Литературные заплаты были сделаны прямо на репетициях, притом не всегда булгаковской рукой. П. Марков на диспуте «Дни Турбиных» и «Любовь Яровая» 7 февраля 1927 года скажет о том, что Булгаков не повинен в некоторых странностях последнего акта, так как его сочиняли «по крайней мере пятнадцать лиц».
Коллективная работа пьесу, бесспорно, не украсила. Драма о крушении белой идеи упрощалась в угоду примитивной схеме. На том же диспуте Марков объяснял: «…с моей точки зрения, нужно было его (4-е действие. — А. С.) сделать гораздо более страшным, более пессимистическим, более мрачным, но в тех рамках, которые у нас имелись при постановке пьесы, такой план был исключен».

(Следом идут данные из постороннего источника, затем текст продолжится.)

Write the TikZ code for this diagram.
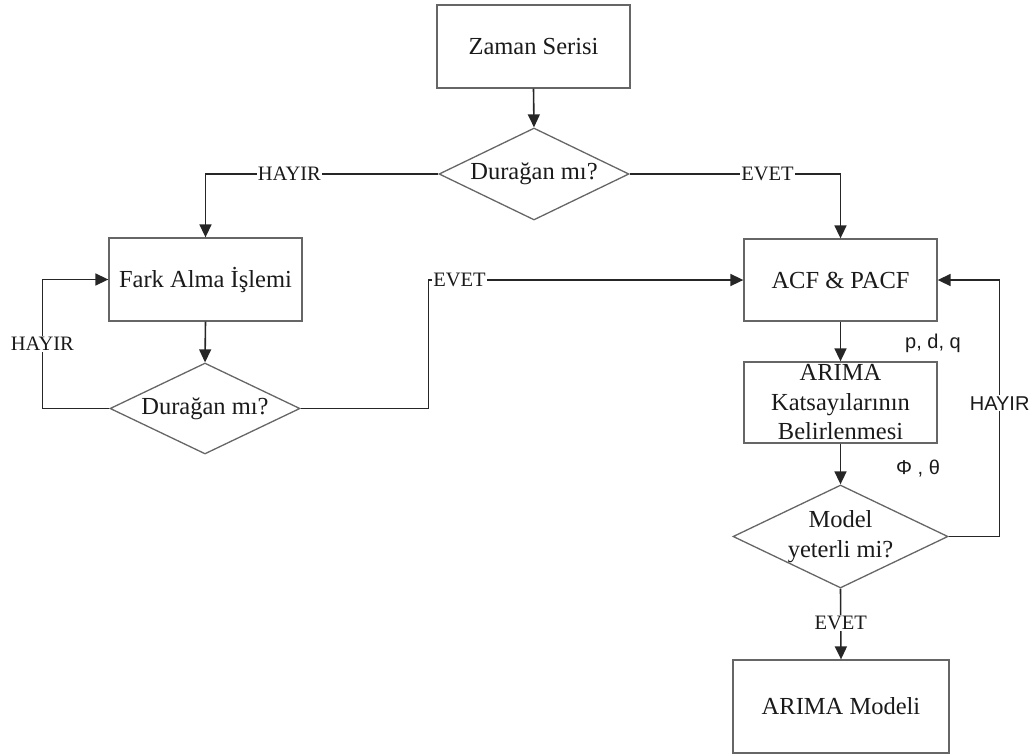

В имевшихся рамках, тоже коллективно, стали «перевоспитывать» Мышлаевского. Это перевоспитание было более серьезным поворотом пьесы, но все же в духе того характера, который создавал Добронравов. Этот штабс-капитан, с его пафосом русской темы, с его антигенеральскими монологами, произносимыми «с треском», воспринял новые тексты органически. Поворот не противоречил существу найденного характера, который жил по своему закону.

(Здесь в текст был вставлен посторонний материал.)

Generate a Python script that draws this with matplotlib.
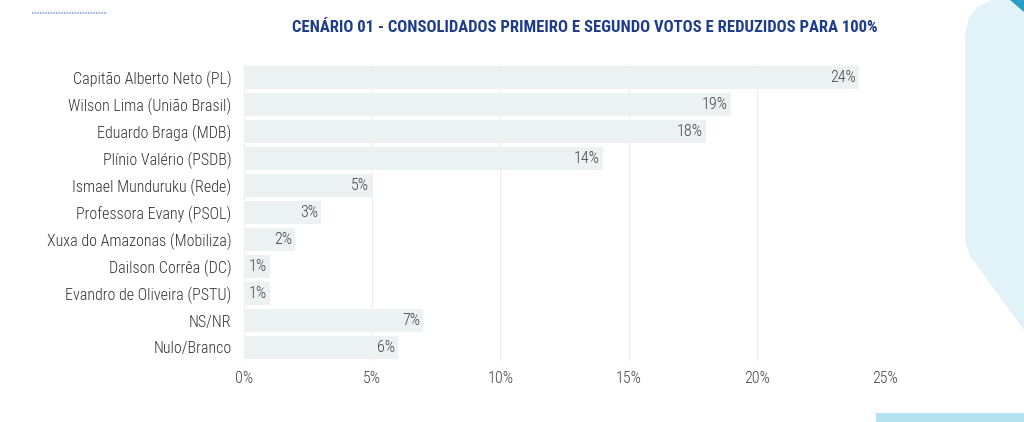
import matplotlib
matplotlib.use("Agg")
import matplotlib.pyplot as plt
from matplotlib.patches import Polygon, Rectangle

candidatos = [
    "Capitão Alberto Neto (PL)",
    "Wilson Lima (União Brasil)",
    "Eduardo Braga (MDB)",
    "Plínio Valério (PSDB)",
    "Ismael Munduruku (Rede)",
    "Professora Evany (PSOL)",
    "Xuxa do Amazonas (Mobiliza)",
    "Dailson Corrêa (DC)",
    "Evandro de Oliveira (PSTU)",
    "NS/NR",
    "Nulo/Branco",
]
votos = [24, 19, 18, 14, 5, 3, 2, 1, 1, 7, 6]
ticks = [0, 5, 10, 15, 20, 25]

FONT = ["Roboto Condensed", "DejaVu Sans"]
W, H = 1024, 422


def px(x, y):
    # pixel coords (y from top) -> figure fraction
    return x / W, 1 - y / H


fig = plt.figure(figsize=(W / 100, H / 100), dpi=100)

# decoracoes
fig.patches.append(Polygon([px(1024, 0), px(992, 0), px(978, 6), px(969, 18), px(965, 34),
                            px(965, 240), px(970, 256), px(1024, 330)],
                           closed=True, transform=fig.transFigure, facecolor="#E1F2F9",
                           edgecolor="none", zorder=0))
fig.patches.append(Polygon([px(1010, 0), px(1024, 0), px(1024, 12)], closed=True,
                           transform=fig.transFigure, facecolor="#2A9FC6", edgecolor="none", zorder=1))
fig.patches.append(Rectangle(px(876, 422), (W - 876) / W, 9 / H, transform=fig.transFigure,
                             facecolor="#B5E2EE", edgecolor="none", zorder=0))
fig.lines.append(plt.Line2D([32 / W, 107 / W], [1 - 13 / H] * 2, transform=fig.transFigure,
                            color="#8FA8D8", lw=1.2, ls=(0, (1, 0.6))))

ax = fig.add_axes([244 / W, 1 - 361 / H, (885 - 244) / W, (361 - 64) / H])
ax.set_facecolor("none")
y = list(range(len(candidatos)))
ax.barh(y, votos, height=0.86, color="#ECF1F2", zorder=2)
for yi, v in zip(y, votos):
    ax.text(v - 0.12, yi, f"{v}%", ha="right", va="center", fontsize=11.5,
            family=FONT, weight="light", color="#444444", zorder=3)

ax.set_xlim(0, 25)
ax.set_ylim(len(candidatos) - 0.5, -0.5)
ax.set_yticks(y)
ax.set_yticklabels(candidatos, family=FONT, fontsize=11.5, weight="light", color="#333333")
ax.set_xticks(ticks)
ax.set_xticklabels([f"{t}%" for t in ticks], family=FONT, fontsize=11.5, weight="light",
                   color="#444444")
ax.tick_params(length=0)
ax.tick_params(axis="x", pad=7)
ax.tick_params(axis="y", pad=9)
ax.grid(axis="x", color="#EDEDED", lw=0.8, zorder=0)
for s in ax.spines.values():
    s.set_visible(False)

fig.text(585 / W, 1 - 27 / H, "CENÁRIO 01 - CONSOLIDADOS PRIMEIRO E SEGUNDO VOTOS E REDUZIDOS PARA 100%",
         ha="center", va="center", family=FONT, weight="bold", fontsize=12, color="#1E3C8C")

fig.savefig("out.png", dpi=100)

Булгаков осваивал ремесло драматурга в древнем искусстве «кройки и шитья». В жизнеописании Мольера, подводя предварительные итоги своим наблюдениям в этой области, автор «Дней Турбиных» согласится с автором «Тартюфа», который «основательно рассудил, что… никакие переделки в произведении ни на йоту не изменяют его основного смысла». Рассказчик в этой связи вспоминает притчу о ящерице, отламывающей хвост, но спасающей жизнь, «потому что всякой ящерице понятно, что лучше жить без хвоста, чем вовсе лишиться жизни». На тех же страницах с чувством явного профессионального понимания рассказано о том, как «Мольер отломил не хвост, а начало пьесы, выбросив какую-то вступительную сцену, а кроме того, прошелся пером и по другим местам пьесы, портя их по мере возможностей. Первая сцена была необходима, и удаление ее снизило качество пьесы, но ничего не изменило в основном ее стержне».